Publication and Authorship

HDR candidates are morally and ethically obliged to publish from their research. The general community has invested significantly in the University sector through taxation payments and deserve an explicit return. If you are funded through a government scholarship and the research training scheme then it is even more important that you communicate your research results through publication. The general community benefits greatly, through the new knowledge generation produced through HDR and it is your obligation to support that benefit to society.

Publishing from Your Thesis

The general expectation is that you should seek to publish results from your research in academic journals. Your supervisors will normally mentor you through this process as there is a lot to learn. One decision you will need to make early in your candidature is whether to try to publish as you go or wait until completion before your start to publish. There are advantages and disadvantages for both choices and your supervisors will help you in making this decision.

Authorship Protocols and Guidelines

In considering publishing from your thesis decisions must be made about attribution of authorship.

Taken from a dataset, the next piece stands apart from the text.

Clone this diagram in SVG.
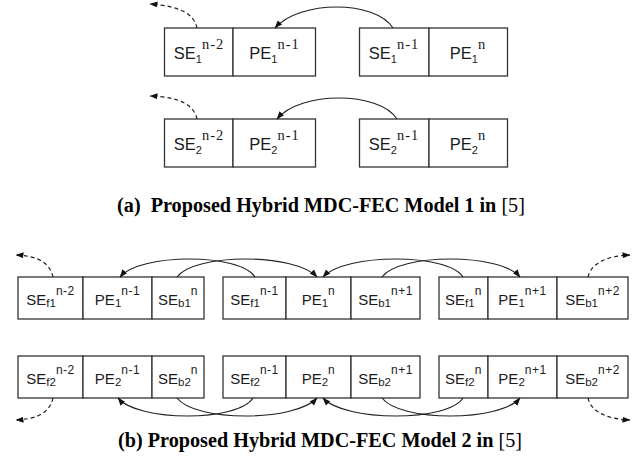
<svg xmlns="http://www.w3.org/2000/svg" width="643" height="465" viewBox="0 0 643 465">
<style>
.cell{fill:#fff;stroke:#333;stroke-width:1.3}
.lbl{font-family:"Liberation Sans",Arial,sans-serif;fill:#1a1a1a;text-anchor:middle}
.la{font-size:16.5px}
.lb{font-size:15px}
.suba{font-size:11px}
.supa{font-family:"Liberation Serif","Times New Roman",serif;font-size:14.5px;letter-spacing:1px}
.subb{font-size:11.5px}
.supb{font-size:12px;letter-spacing:0.5px}
.con{fill:none;stroke:#222;stroke-width:1.2}
.dash{stroke-dasharray:4,3}
.cap{font-family:"Liberation Serif","Times New Roman",serif;font-size:20.2px;font-weight:bold;fill:#000;text-anchor:middle}
</style>
<defs>
<marker id="ah" viewBox="0 0 8 6" refX="7.5" refY="3" markerWidth="8" markerHeight="6" markerUnits="userSpaceOnUse" orient="auto">
<path d="M0,0 L8,3 L0,6 z" fill="#111"/>
</marker>
</defs>

<!-- (a) row 1 -->
<g id="a-se1-n2"><rect class="cell" x="164.5" y="28" width="68.5" height="48"/><text class="lbl la" x="199" y="59">SE<tspan class="suba" dy="4">1</tspan><tspan class="supa" dy="-14">n-2</tspan></text></g>
<g id="a-pe1-n1"><rect class="cell" x="233" y="28" width="82.5" height="48"/><text class="lbl la" x="274.5" y="59">PE<tspan class="suba" dy="4">1</tspan><tspan class="supa" dy="-14">n-1</tspan></text></g>
<g id="a-se1-n1"><rect class="cell" x="359.5" y="28" width="69.5" height="48"/><text class="lbl la" x="394" y="59">SE<tspan class="suba" dy="4">1</tspan><tspan class="supa" dy="-14">n-1</tspan></text></g>
<g id="a-pe1-n"><rect class="cell" x="429" y="28" width="78.5" height="48"/><text class="lbl la" x="468" y="59">PE<tspan class="suba" dy="4">1</tspan><tspan class="supa" dy="-14">n</tspan></text></g>

<!-- (a) row 2 -->
<g id="a-se2-n2"><rect class="cell" x="164.5" y="119" width="68.5" height="48"/><text class="lbl la" x="199" y="150">SE<tspan class="suba" dy="4">2</tspan><tspan class="supa" dy="-14">n-2</tspan></text></g>
<g id="a-pe2-n1"><rect class="cell" x="233" y="119" width="82.5" height="48"/><text class="lbl la" x="274.5" y="150">PE<tspan class="suba" dy="4">2</tspan><tspan class="supa" dy="-14">n-1</tspan></text></g>
<g id="a-se2-n1"><rect class="cell" x="359.5" y="119" width="69.5" height="48"/><text class="lbl la" x="394" y="150">SE<tspan class="suba" dy="4">2</tspan><tspan class="supa" dy="-14">n-1</tspan></text></g>
<g id="a-pe2-n"><rect class="cell" x="429" y="119" width="78.5" height="48"/><text class="lbl la" x="468" y="150">PE<tspan class="suba" dy="4">2</tspan><tspan class="supa" dy="-14">n</tspan></text></g>

<!-- (b) row 1 -->
<g id="b-sef1-n2"><rect class="cell" x="18" y="277" width="65" height="42"/><text class="lbl lb" x="50.5" y="305">SE<tspan class="subb" dy="2">f1</tspan><tspan class="supb" dy="-12">n-2</tspan></text></g>
<g id="b-pe1-n1"><rect class="cell" x="83" y="277" width="69" height="42"/><text class="lbl lb" x="117.5" y="305">PE<tspan class="subb" dy="2">1</tspan><tspan class="supb" dy="-12">n-1</tspan></text></g>
<g id="b-seb1-n"><rect class="cell" x="152" y="277" width="52" height="42"/><text class="lbl lb" x="178" y="305">SE<tspan class="subb" dy="2">b1</tspan><tspan class="supb" dy="-12">n</tspan></text></g>
<g id="b-sef1-n1"><rect class="cell" x="223" y="277" width="63" height="42"/><text class="lbl lb" x="254.5" y="305">SE<tspan class="subb" dy="2">f1</tspan><tspan class="supb" dy="-12">n-1</tspan></text></g>
<g id="b-pe1-n"><rect class="cell" x="286" y="277" width="65" height="42"/><text class="lbl lb" x="318.5" y="305">PE<tspan class="subb" dy="2">1</tspan><tspan class="supb" dy="-12">n</tspan></text></g>
<g id="b-seb1-n1"><rect class="cell" x="351" y="277" width="69" height="42"/><text class="lbl lb" x="385.5" y="305">SE<tspan class="subb" dy="2">b1</tspan><tspan class="supb" dy="-12">n+1</tspan></text></g>
<g id="b-sef1-n"><rect class="cell" x="439" y="277" width="49" height="42"/><text class="lbl lb" x="463.5" y="305">SE<tspan class="subb" dy="2">f1</tspan><tspan class="supb" dy="-12">n</tspan></text></g>
<g id="b-pe1-n+1"><rect class="cell" x="488" y="277" width="69" height="42"/><text class="lbl lb" x="522.5" y="305">PE<tspan class="subb" dy="2">1</tspan><tspan class="supb" dy="-12">n+1</tspan></text></g>
<g id="b-seb1-n2"><rect class="cell" x="557" y="277" width="71" height="42"/><text class="lbl lb" x="592.5" y="305">SE<tspan class="subb" dy="2">b1</tspan><tspan class="supb" dy="-12">n+2</tspan></text></g>

<!-- (b) row 2 -->
<g id="b-sef2-n2"><rect class="cell" x="18" y="356" width="65" height="42"/><text class="lbl lb" x="50.5" y="384">SE<tspan class="subb" dy="2">f2</tspan><tspan class="supb" dy="-12">n-2</tspan></text></g>
<g id="b-pe2-n1"><rect class="cell" x="83" y="356" width="69" height="42"/><text class="lbl lb" x="117.5" y="384">PE<tspan class="subb" dy="2">2</tspan><tspan class="supb" dy="-12">n-1</tspan></text></g>
<g id="b-seb2-n"><rect class="cell" x="152" y="356" width="52" height="42"/><text class="lbl lb" x="178" y="384">SE<tspan class="subb" dy="2">b2</tspan><tspan class="supb" dy="-12">n</tspan></text></g>
<g id="b-sef2-n1"><rect class="cell" x="223" y="356" width="63" height="42"/><text class="lbl lb" x="254.5" y="384">SE<tspan class="subb" dy="2">f2</tspan><tspan class="supb" dy="-12">n-1</tspan></text></g>
<g id="b-pe2-n"><rect class="cell" x="286" y="356" width="65" height="42"/><text class="lbl lb" x="318.5" y="384">PE<tspan class="subb" dy="2">2</tspan><tspan class="supb" dy="-12">n</tspan></text></g>
<g id="b-seb2-n1"><rect class="cell" x="351" y="356" width="69" height="42"/><text class="lbl lb" x="385.5" y="384">SE<tspan class="subb" dy="2">b2</tspan><tspan class="supb" dy="-12">n+1</tspan></text></g>
<g id="b-sef2-n"><rect class="cell" x="439" y="356" width="49" height="42"/><text class="lbl lb" x="463.5" y="384">SE<tspan class="subb" dy="2">f2</tspan><tspan class="supb" dy="-12">n</tspan></text></g>
<g id="b-pe2-n+1"><rect class="cell" x="488" y="356" width="69" height="42"/><text class="lbl lb" x="522.5" y="384">PE<tspan class="subb" dy="2">2</tspan><tspan class="supb" dy="-12">n+1</tspan></text></g>
<g id="b-seb2-n2"><rect class="cell" x="557" y="356" width="71" height="42"/><text class="lbl lb" x="592.5" y="384">SE<tspan class="subb" dy="2">b2</tspan><tspan class="supb" dy="-12">n+2</tspan></text></g>

<g id="connectors">
<!-- (a) -->
<path class="con" d="M393,28 C375,0 300,0 275,28" marker-end="url(#ah)"/>
<path class="con dash" d="M197,28 C194,14 180,6 150,4" marker-end="url(#ah)"/>
<path class="con" d="M397,119 C379,91 300,91 277,119" marker-end="url(#ah)"/>
<path class="con dash" d="M197,119 C194,105 180,97 150,96" marker-end="url(#ah)"/>
<!-- (b) top -->
<path class="con" d="M255,277 C240,253 140,253 120,277" marker-end="url(#ah)"/>
<path class="con" d="M177,277 C195,253 295,253 317,277" marker-end="url(#ah)"/>
<path class="con" d="M463,277 C448,253 345,253 323,277" marker-end="url(#ah)"/>
<path class="con" d="M382,277 C400,253 500,253 520,277" marker-end="url(#ah)"/>
<path class="con dash" d="M53,277 C50,264 40,256 16,255" marker-end="url(#ah)"/>
<path class="con dash" d="M588,277 C591,264 605,256 630,255" marker-end="url(#ah)"/>
<!-- (b) bottom -->
<path class="con" d="M253,398 C238,422 138,422 118,398" marker-end="url(#ah)"/>
<path class="con" d="M177,398 C195,422 295,422 317,398" marker-end="url(#ah)"/>
<path class="con" d="M463,398 C448,422 345,422 323,398" marker-end="url(#ah)"/>
<path class="con" d="M382,398 C400,422 500,422 520,398" marker-end="url(#ah)"/>
<path class="con dash" d="M53,398 C50,411 40,419 16,420" marker-end="url(#ah)"/>
<path class="con dash" d="M588,398 C591,411 605,419 630,420" marker-end="url(#ah)"/>
</g>

<text class="cap" x="321" y="212">(a)&#160; Proposed Hybrid MDC-FEC Model 1 in <tspan font-weight="normal">[5]</tspan></text>
<text class="cap" x="320" y="447">(b) Proposed Hybrid MDC-FEC Model 2 in <tspan font-weight="normal">[5]</tspan></text>
</svg>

The issue that arises is whether you are the sole author of any resulting publications or whether the authorship should be jointly attributed with supervisors or others.

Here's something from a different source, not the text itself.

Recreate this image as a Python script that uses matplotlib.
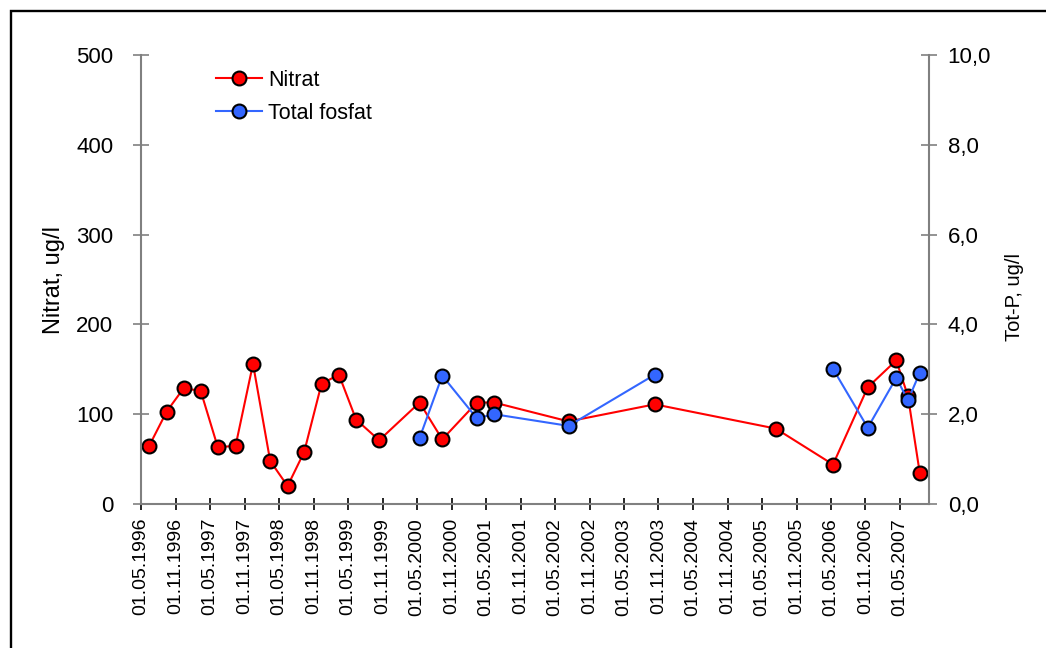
import numpy as np
import pandas as pd
import matplotlib
matplotlib.use("Agg")
import matplotlib.pyplot as plt
import matplotlib.dates as mdates
from matplotlib.patches import Rectangle

plt.rcParams['font.family'] = ['Liberation Sans', 'DejaVu Sans']

# sampling dates and values
dates = ['1996-06-14', '1996-09-14', '1996-12-13', '1997-03-13', '1997-06-12',
         '1997-09-14', '1997-12-15', '1998-03-16', '1998-06-16', '1998-09-12',
         '1998-12-13', '1999-03-15', '1999-06-14', '1999-10-14', '2000-05-15',
         '2000-09-12', '2001-03-14', '2001-06-14', '2002-07-13', '2003-10-12',
         '2005-07-14', '2006-05-13', '2006-11-13', '2007-04-13', '2007-06-14',
         '2007-08-15']
nitrat = [65, 103, 129, 126, 63, 65, 156, 48, 20, 58, 134, 144, 94, 71, 113,
          72, 113, 113, 92, 111, 84, 44, 130, 160, 120, 35]
tot_p = [np.nan] * 14 + [1.47, 2.86, 1.91, 2.00, 1.74, 2.88, np.nan,
                         3.01, 1.70, 2.81, 2.31, 2.92]

x = pd.to_datetime(dates)

fig = plt.figure(figsize=(10.46, 6.48), dpi=100)
ax = fig.add_axes([0.1348, 0.2222, 0.7533, 0.6929])
ax2 = ax.twinx()

red = '#FF0000'
blue = '#3366FF'
l1, = ax.plot(x, nitrat, color=red, lw=1.5, marker='o', ms=10,
              mfc=red, mec='black', mew=1.5, label='Nitrat')
l2, = ax2.plot(x, tot_p, color=blue, lw=1.5, marker='o', ms=10,
               mfc=blue, mec='black', mew=1.5, label='Total fosfat')

ax.set_ylim(0, 500)
ax.set_yticks([0, 100, 200, 300, 400, 500])
ax2.set_ylim(0, 10)
ax2.set_yticks([0, 2, 4, 6, 8, 10])
ax2.set_yticklabels(['0,0', '2,0', '4,0', '6,0', '8,0', '10,0'])

ax.set_xlim(pd.Timestamp('1996-05-01'), pd.Timestamp('2007-10-03'))
ax.xaxis.set_major_locator(mdates.MonthLocator(bymonth=(5, 11), bymonthday=1))
ax.xaxis.set_major_formatter(mdates.DateFormatter('%d.%m.%Y'))

grey = '#808080'
for a in (ax, ax2):
    for s in a.spines.values():
        s.set_visible(False)
ax.spines['left'].set_visible(True)
ax.spines['bottom'].set_visible(True)
ax2.spines['right'].set_visible(True)
for s in (ax.spines['left'], ax.spines['bottom'], ax2.spines['right']):
    s.set_color(grey)
    s.set_linewidth(1.5)

ax.tick_params(axis='y', direction='inout', length=11, width=1.2, color=grey,
               labelsize=16, pad=14.5)
ax2.tick_params(axis='y', direction='inout', length=11, width=1.2, color=grey,
                labelsize=16, pad=8)
ax.tick_params(axis='x', direction='inout', length=8, width=1.2, color='black',
               labelsize=14, pad=6)
plt.setp(ax.get_xticklabels(), rotation=90, ha='center', va='top')

ax.set_ylabel('Nitrat, ug/l', fontsize=17)
ax.yaxis.set_label_coords(-0.0964, 0.5)
ax2.set_ylabel('Tot-P, ug/l', fontsize=14.5)
ax2.yaxis.set_label_coords(1.0964, 0.46)

ax2.legend([l1, l2], ['Nitrat', 'Total fosfat'], loc='upper left',
           bbox_to_anchor=(0.071, 1.01), frameon=False, fontsize=15.5,
           handlelength=2.1, handletextpad=0.3, labelspacing=0.55)

# outer frame of the chart area
fig.patches.append(Rectangle((10.5 / 1046, -0.05), 1.1, 1.05 - 11.5 / 648,
                             transform=fig.transFigure, fill=False,
                             ec='black', lw=1.7))

fig.savefig('out.png', dpi=100)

HDR candidates and supervisors should agree on authorship of a publication at an early stage in the research project and should review their decisions periodically.

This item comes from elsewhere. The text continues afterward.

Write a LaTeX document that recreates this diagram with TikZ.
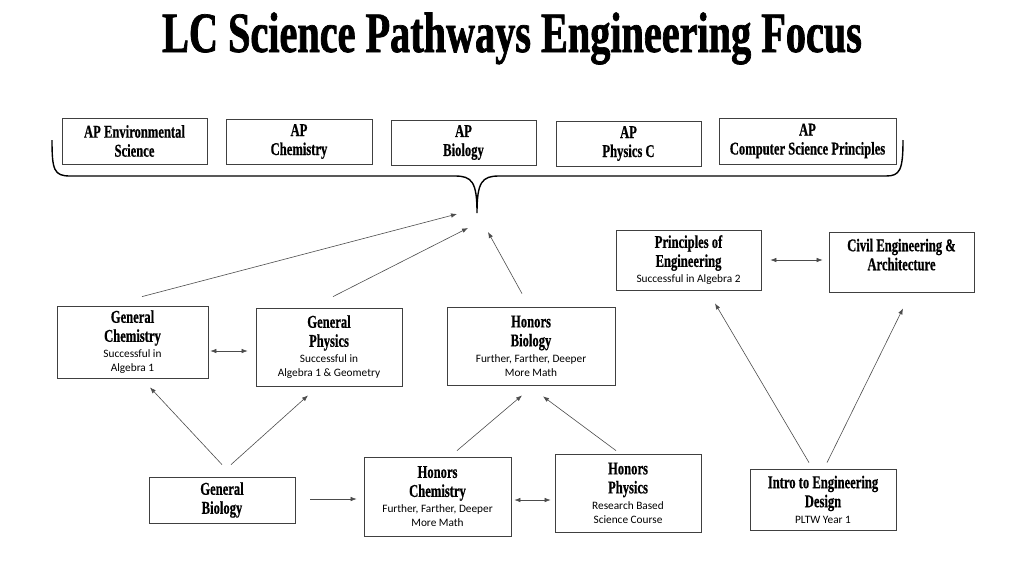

Attribution of authorship depends to some extent on the discipline, but in all cases, authorship must be based on substantial contributions in a combination of:

  • conception and design of the project;
  • analysis and interpretation of research data;
  • drafting significant parts of the work or critically revising it so as to contribute to the interpretation.

Authorship should not be offered to those who do not meet the requirements set out above. For example, none of the following contributions, in and of themselves, justifies including a person as a co-author:

  • being head of department, holding other positions of authority, or personal friendship with the HDR candidate;
  • providing a technical contribution but no other intellectual input to the project or publication;
  • providing routine assistance in some aspects of the project, the acquisition of funding or general supervision of the research team;
  • providing data that has already been published or materials obtained from third parties, but with no other intellectual input.

A HDR candidate should be the principal author of publications emerging from a thesis with supervisors, where appropriate, taking second author status. Second author status is obligatory if the supervisor/s designates the primary variables or makes interpretative contributions or provides the database; is a courtesy if the supervisor/s designates the general area or substantially contributes to design; and is not acceptable if the supervisor only provides encouragement, physical resources, financial support, critiques or editorial contribution. In the last case, supervisors should be acknowledged in the acknowledgments section. There are some circumstances where the supervisor may be the principal author but where this occurs it must be with the HDR candidate's written approval. If research supervisors use contracts with their HDR candidates it would appropriate to include a statement of authorship.